§ Records for this exercise
□ □ □ □ □

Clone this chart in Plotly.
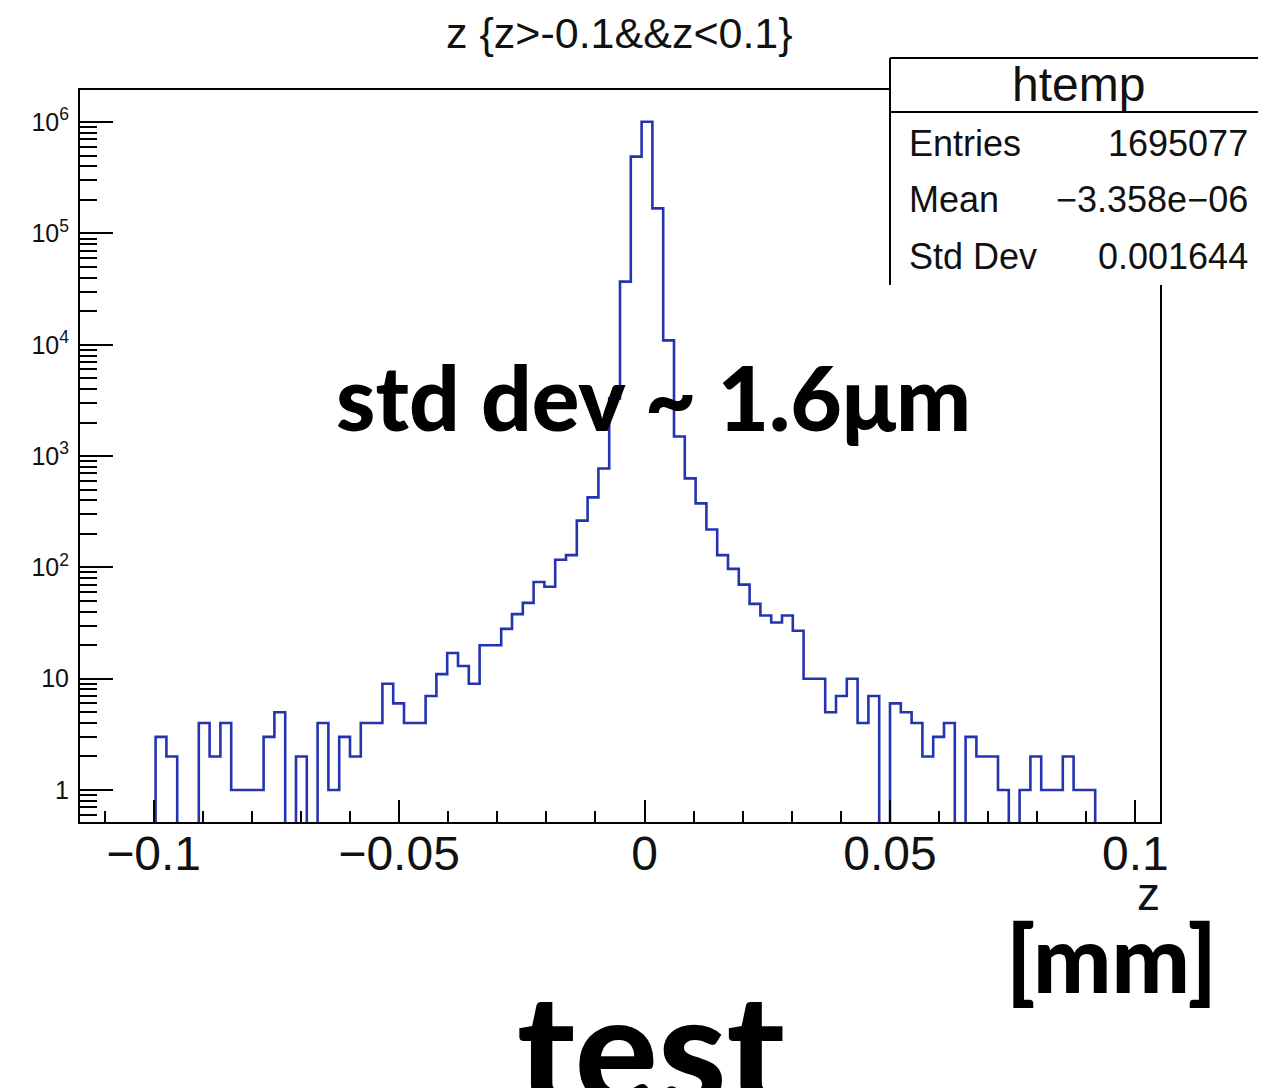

□ □ □ □ □

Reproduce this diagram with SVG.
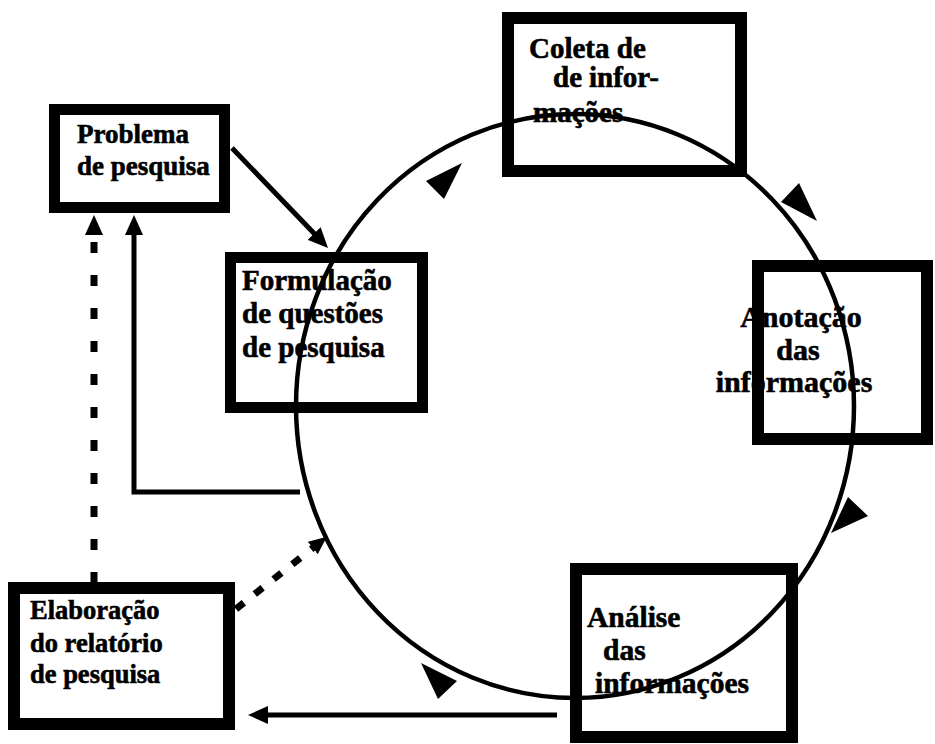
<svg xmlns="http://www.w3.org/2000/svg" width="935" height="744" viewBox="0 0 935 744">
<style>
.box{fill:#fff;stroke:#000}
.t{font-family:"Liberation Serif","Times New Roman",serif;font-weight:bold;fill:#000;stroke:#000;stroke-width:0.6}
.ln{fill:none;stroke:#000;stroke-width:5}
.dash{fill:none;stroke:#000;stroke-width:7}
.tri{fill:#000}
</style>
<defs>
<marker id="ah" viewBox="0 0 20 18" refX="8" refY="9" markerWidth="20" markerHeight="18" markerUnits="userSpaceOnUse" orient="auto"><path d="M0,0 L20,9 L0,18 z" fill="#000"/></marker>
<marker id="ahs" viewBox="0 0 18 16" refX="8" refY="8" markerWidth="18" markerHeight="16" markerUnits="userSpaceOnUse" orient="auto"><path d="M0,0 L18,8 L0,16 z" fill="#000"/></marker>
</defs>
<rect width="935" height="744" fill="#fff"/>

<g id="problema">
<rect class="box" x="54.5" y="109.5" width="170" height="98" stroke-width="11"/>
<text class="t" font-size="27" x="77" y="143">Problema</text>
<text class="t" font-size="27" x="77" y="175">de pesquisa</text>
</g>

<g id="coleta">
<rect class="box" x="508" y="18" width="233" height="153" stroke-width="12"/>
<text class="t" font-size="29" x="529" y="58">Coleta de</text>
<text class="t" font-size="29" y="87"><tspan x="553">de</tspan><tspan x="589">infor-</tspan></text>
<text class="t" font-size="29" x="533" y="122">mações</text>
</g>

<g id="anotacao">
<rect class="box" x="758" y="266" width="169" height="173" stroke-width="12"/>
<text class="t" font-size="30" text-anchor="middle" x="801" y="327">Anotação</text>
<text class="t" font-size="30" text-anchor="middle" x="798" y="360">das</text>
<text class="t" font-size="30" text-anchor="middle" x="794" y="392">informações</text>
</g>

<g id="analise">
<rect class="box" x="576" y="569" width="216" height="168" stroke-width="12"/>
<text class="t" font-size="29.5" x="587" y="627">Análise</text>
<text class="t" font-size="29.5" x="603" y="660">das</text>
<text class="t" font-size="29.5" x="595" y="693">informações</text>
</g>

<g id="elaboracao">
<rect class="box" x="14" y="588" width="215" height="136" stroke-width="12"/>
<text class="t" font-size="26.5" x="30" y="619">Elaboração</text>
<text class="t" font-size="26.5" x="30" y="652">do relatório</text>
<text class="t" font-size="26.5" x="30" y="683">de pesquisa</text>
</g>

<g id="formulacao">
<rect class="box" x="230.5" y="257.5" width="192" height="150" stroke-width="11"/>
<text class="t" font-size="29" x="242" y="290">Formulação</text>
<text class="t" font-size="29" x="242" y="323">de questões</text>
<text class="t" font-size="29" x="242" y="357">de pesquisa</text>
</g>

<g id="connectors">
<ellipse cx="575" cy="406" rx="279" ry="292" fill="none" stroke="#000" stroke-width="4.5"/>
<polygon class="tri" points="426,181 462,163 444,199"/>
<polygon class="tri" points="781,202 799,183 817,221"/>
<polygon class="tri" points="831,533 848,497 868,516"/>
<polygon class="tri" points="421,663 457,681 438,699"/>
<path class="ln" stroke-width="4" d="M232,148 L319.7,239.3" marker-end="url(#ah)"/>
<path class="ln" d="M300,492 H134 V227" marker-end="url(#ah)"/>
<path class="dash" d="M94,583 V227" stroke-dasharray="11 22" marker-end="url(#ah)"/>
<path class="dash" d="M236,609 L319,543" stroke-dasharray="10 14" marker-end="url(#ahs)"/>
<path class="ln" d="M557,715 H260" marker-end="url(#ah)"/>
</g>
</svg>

□ □ □ □ □

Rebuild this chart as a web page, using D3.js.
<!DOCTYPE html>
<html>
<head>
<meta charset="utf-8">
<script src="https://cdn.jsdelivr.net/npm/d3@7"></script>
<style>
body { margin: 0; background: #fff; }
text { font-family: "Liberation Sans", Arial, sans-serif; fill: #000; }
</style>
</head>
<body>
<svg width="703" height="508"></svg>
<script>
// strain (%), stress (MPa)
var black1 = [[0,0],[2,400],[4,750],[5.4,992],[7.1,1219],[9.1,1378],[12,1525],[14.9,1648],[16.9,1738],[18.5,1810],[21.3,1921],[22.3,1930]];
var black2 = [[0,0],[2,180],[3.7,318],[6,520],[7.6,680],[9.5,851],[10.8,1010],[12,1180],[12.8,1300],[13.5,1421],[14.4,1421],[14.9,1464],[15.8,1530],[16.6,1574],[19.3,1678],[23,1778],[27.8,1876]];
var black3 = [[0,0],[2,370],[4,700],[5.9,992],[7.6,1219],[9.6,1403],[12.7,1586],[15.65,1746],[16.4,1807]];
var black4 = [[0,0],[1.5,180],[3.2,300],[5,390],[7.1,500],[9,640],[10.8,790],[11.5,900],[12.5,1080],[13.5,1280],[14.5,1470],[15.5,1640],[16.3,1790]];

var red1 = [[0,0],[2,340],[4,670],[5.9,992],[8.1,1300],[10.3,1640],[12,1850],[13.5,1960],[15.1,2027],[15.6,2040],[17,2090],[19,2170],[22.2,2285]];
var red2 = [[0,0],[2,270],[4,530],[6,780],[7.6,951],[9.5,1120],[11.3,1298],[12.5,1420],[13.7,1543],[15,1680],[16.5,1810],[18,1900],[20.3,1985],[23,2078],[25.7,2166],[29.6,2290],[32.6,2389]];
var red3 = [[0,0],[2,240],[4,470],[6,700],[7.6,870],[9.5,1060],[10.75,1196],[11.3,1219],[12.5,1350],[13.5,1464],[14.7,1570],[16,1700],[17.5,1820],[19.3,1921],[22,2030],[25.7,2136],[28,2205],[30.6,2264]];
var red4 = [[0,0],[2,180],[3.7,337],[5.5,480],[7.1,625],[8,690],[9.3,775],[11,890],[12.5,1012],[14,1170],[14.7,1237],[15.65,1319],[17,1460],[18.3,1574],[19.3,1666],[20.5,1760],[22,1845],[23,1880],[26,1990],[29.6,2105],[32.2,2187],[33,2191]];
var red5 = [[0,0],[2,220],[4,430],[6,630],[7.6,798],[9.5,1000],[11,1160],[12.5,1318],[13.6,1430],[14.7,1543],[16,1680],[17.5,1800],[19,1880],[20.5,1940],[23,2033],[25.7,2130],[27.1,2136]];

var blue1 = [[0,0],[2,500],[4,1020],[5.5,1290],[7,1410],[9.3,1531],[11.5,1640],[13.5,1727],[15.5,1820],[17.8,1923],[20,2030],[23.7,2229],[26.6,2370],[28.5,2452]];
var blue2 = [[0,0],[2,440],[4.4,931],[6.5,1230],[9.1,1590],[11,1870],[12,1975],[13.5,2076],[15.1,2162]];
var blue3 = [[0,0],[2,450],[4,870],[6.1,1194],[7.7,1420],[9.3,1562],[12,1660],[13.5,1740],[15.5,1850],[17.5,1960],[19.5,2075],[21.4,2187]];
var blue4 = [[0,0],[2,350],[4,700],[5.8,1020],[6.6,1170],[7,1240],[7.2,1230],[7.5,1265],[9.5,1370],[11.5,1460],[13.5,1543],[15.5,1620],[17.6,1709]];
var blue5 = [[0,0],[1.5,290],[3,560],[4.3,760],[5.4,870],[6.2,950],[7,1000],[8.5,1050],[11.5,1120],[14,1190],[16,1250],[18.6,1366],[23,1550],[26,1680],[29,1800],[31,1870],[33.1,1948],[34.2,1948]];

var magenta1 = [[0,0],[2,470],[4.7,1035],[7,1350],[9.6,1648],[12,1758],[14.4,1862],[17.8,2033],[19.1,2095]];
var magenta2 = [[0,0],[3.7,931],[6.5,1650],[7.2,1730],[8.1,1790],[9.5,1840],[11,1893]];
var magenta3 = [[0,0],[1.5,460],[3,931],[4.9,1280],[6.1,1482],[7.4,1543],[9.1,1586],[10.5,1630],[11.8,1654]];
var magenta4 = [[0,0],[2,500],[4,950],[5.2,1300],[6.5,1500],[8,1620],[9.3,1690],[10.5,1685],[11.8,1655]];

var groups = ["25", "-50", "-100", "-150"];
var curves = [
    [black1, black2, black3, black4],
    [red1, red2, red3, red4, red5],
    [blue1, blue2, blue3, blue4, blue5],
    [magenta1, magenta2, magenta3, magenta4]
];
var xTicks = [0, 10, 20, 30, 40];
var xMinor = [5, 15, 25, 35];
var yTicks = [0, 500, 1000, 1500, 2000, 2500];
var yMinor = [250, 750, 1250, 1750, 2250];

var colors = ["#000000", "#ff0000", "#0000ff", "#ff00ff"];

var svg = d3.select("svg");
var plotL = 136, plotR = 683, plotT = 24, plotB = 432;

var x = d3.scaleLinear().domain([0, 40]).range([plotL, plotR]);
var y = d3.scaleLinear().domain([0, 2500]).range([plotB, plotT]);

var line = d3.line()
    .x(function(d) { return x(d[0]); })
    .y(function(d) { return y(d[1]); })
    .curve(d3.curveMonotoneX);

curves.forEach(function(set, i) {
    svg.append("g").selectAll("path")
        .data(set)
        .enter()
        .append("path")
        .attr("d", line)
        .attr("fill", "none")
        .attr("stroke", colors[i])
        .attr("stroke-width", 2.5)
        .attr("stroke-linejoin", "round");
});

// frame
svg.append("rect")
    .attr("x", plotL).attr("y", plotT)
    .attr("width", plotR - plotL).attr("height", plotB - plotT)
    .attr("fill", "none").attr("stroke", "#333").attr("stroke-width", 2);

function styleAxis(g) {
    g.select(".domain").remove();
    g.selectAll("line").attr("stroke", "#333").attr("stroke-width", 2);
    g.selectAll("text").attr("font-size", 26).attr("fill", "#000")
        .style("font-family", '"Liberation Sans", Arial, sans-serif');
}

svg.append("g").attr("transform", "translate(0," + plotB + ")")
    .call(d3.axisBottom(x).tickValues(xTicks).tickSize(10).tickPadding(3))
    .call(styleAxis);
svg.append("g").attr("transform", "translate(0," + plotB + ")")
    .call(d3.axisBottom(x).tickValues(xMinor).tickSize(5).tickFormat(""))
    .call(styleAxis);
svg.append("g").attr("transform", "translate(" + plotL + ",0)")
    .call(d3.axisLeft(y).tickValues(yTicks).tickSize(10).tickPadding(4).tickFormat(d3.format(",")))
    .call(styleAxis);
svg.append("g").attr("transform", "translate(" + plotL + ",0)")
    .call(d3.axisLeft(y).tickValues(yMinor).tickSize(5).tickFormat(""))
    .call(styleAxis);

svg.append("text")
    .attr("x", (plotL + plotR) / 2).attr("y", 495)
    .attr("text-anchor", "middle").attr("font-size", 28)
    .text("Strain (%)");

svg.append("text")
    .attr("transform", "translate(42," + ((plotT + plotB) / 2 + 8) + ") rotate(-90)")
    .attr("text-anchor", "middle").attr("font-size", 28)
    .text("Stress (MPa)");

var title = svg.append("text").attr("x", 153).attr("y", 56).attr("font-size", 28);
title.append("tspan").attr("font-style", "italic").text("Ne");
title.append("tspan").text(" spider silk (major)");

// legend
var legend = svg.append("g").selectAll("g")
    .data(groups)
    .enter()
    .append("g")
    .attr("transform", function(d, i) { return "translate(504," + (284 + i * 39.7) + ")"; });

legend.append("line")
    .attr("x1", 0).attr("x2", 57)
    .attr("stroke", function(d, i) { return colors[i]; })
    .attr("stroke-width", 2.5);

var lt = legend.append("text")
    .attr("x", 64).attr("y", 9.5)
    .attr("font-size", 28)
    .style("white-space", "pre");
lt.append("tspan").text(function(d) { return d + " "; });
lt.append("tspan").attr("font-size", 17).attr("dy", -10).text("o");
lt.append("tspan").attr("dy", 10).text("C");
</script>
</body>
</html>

□ □ □ □ □

§ Given instruction
Scan the material and collect every line that contains "chart".

§ Completed exercise
Clone this chart in Plotly.
Rebuild this chart as a web page, using D3.js.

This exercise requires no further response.